Direktur Raya Indonesia Hery Chariansyah menilai Menperin sangat berpikiran kapitalistik dengan mengeluarkan peraturan yang justru mendorong peningkatan produksi jumlah batang rokok di Indonesia.
"Desakan ini sebagaimana yang dicantumkan dalam surat somasi yang telah dikirimkan kepada Menteri Perindustrian pada 4 Januari 2016 pukul 15.00 WIB," ujarnya dalam konferensi pers yang digelar di Hotel Akmani, Jakarta Pusat, Selasa (5/1).
Hery menilai, peraturan tersebut akan menghambat upaya pembangunan Sumber Daya Manusia (SDM) di Indonesia. Padahal, untuk menyongsong bonus demografi yang akan dialami Indonesia pada 2020, ia menilai, pemerintah seharusnya melakukan upaya-upaya strategis dan efektif terhadap pembangunan SDM yang ada dan akan datang.
Peraturan Menteri Perindustrian tersebut, menurut Hery, sangat bertentangan dengan sejumlah peraturan yang sudah ada. "Peraturan ini tidak akan menguntungkan bangsa Indonesia, tetapi hanya menguntungkan bagi pemilik lahan industri rokok.
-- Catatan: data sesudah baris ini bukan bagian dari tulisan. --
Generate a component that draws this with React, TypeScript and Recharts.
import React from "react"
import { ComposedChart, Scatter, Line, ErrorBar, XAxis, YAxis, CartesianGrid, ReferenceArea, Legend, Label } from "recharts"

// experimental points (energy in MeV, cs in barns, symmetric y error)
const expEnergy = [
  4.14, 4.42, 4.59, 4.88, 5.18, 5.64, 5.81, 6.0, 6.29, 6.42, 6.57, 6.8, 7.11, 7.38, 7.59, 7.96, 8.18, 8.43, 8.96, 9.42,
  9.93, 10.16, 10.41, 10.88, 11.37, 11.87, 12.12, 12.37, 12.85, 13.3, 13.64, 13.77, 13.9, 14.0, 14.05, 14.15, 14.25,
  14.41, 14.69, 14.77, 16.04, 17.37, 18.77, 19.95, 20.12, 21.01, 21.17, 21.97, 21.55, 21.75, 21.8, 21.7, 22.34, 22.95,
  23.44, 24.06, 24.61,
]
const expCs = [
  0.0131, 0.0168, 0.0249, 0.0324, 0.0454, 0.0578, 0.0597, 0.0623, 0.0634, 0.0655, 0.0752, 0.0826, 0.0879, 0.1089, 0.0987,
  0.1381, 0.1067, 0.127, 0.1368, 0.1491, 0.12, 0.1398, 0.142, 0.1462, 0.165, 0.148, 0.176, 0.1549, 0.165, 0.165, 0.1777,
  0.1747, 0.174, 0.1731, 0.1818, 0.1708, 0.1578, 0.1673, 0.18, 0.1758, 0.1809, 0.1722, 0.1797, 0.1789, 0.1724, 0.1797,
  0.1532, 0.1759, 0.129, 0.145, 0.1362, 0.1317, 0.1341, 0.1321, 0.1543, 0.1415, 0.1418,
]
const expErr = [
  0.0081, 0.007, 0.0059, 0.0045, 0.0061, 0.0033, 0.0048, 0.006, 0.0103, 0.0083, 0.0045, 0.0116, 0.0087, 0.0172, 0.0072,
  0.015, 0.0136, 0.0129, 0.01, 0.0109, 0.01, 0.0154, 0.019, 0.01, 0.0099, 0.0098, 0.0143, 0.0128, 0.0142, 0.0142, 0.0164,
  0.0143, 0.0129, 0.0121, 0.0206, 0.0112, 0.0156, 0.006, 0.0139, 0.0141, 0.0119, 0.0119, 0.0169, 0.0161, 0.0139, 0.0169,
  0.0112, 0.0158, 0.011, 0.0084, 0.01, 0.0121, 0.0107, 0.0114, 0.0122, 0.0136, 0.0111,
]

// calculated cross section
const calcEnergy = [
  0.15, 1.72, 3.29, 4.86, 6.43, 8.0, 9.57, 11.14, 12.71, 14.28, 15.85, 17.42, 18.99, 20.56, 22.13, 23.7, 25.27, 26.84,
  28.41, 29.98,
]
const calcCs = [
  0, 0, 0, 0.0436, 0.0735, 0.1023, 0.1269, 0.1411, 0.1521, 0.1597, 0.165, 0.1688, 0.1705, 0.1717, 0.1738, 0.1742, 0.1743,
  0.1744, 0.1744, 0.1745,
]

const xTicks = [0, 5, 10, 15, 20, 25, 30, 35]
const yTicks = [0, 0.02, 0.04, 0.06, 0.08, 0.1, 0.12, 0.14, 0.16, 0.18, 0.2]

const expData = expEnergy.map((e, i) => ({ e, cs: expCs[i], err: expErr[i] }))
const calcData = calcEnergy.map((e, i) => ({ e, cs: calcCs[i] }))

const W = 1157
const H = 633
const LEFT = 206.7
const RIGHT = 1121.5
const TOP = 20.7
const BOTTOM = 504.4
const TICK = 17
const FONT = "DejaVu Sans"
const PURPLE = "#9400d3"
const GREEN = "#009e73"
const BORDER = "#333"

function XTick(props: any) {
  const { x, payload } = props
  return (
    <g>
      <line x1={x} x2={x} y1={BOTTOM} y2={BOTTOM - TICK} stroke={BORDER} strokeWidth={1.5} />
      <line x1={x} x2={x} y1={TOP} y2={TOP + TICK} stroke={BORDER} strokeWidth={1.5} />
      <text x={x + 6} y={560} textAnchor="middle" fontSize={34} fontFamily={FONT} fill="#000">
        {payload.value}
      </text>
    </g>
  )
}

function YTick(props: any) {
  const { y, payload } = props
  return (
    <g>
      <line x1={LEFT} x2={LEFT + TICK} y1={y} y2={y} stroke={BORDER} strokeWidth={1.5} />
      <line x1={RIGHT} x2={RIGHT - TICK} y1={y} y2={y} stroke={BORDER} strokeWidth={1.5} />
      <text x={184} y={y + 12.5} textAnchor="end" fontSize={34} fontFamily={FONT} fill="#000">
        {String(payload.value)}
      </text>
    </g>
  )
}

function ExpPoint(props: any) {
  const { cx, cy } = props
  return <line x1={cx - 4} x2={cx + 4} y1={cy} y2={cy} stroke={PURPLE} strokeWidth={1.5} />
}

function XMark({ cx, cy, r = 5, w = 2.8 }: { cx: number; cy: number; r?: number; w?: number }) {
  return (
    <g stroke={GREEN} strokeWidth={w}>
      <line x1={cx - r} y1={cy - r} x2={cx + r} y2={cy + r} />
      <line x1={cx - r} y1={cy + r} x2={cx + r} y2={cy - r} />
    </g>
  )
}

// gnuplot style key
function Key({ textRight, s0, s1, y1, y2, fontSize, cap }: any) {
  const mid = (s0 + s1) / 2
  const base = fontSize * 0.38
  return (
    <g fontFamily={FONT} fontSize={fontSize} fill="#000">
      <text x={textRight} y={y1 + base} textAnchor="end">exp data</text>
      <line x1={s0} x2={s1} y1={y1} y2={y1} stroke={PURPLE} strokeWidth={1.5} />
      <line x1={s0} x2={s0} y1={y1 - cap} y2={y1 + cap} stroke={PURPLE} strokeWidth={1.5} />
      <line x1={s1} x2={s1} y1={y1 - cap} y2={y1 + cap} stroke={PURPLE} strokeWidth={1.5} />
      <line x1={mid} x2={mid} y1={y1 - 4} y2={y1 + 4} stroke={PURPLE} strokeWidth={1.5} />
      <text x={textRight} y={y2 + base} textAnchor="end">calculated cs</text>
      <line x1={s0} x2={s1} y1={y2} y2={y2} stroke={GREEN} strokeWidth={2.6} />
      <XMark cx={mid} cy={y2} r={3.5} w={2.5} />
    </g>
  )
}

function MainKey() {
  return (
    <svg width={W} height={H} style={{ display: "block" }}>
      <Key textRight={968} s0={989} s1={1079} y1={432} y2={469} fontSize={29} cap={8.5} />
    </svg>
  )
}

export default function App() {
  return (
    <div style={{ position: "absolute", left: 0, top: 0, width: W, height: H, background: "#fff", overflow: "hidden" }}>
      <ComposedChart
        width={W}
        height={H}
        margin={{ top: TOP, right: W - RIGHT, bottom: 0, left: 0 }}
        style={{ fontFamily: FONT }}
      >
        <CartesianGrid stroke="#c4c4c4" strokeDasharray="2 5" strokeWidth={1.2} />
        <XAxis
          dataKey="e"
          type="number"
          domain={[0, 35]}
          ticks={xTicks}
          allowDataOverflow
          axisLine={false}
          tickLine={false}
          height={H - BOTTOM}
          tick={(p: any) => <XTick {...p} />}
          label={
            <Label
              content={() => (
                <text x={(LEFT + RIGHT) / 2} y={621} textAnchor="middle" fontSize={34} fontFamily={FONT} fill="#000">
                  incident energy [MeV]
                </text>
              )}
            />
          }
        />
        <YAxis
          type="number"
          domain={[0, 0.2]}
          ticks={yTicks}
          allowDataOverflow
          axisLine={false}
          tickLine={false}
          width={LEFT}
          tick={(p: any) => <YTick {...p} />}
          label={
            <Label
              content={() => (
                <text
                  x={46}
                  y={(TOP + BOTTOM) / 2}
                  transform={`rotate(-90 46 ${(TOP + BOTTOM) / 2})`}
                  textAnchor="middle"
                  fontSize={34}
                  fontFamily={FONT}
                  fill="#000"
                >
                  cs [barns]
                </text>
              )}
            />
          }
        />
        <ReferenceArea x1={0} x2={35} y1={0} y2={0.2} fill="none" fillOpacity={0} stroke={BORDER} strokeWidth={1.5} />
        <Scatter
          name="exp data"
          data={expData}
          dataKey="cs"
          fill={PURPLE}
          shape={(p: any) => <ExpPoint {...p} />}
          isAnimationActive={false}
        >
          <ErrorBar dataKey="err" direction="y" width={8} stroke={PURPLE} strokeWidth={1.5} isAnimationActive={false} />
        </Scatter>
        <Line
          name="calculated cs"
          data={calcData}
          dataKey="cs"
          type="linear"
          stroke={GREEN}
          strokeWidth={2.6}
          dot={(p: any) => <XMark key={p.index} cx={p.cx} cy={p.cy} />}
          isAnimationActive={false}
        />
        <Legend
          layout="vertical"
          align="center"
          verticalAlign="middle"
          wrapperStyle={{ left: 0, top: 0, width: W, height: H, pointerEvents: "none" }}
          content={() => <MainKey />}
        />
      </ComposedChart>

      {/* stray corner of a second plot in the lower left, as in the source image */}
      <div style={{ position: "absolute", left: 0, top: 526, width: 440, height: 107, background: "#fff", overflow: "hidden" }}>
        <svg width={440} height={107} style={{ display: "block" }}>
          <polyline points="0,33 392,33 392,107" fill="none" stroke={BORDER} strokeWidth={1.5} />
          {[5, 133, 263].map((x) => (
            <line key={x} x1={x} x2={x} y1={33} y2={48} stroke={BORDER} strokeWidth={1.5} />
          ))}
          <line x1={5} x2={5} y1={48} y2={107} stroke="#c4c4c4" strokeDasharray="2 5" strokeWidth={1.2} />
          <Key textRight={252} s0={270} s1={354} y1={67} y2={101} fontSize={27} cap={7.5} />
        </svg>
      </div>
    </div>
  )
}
Dapat diduga Peraturan Menteri Perindustrian ini adalah pesanan industri rokok yang menginginkan lebih banyak lagi keuntungan," lanjutnya.
Ia menambahkan, ada beberapa hal yang menjadi masalah dan penting disorot di dalam Peraturan Menteri Perindustrian. Pertama, peraturan itu meniadakan elemen pertimbangan kesehatan. Kedua, peraturan itu terus mendorong produksi jumlah batang produksi rokok sebanyak 5-7 persen pertahun menjadi 524,2 miliar batang pada 2020.
Ketiga, peningkatan produksi rokok yang paling besar pada peraturan ini adalah pada rokok yang bahan bakunya menggunakan tembakau impor dan produksinya menggunakan mesin. Keempat, Peraturan Menteri Perindustrian tersebut menyatakan rokok kretek adalah warisan budaya bangsa.
''Peningkatan produksi rokok juga bertentangan dengan regulasi lain seperti Undang-Undang Cukai yang menyatakan rokok adalah produk yang konsumsinya perlu dikendalikan dan juga peta jalan Kementerian Kesehatan yang bertujuan menurunkan prevelensi perokok di dalam negeri,'' ujarnya.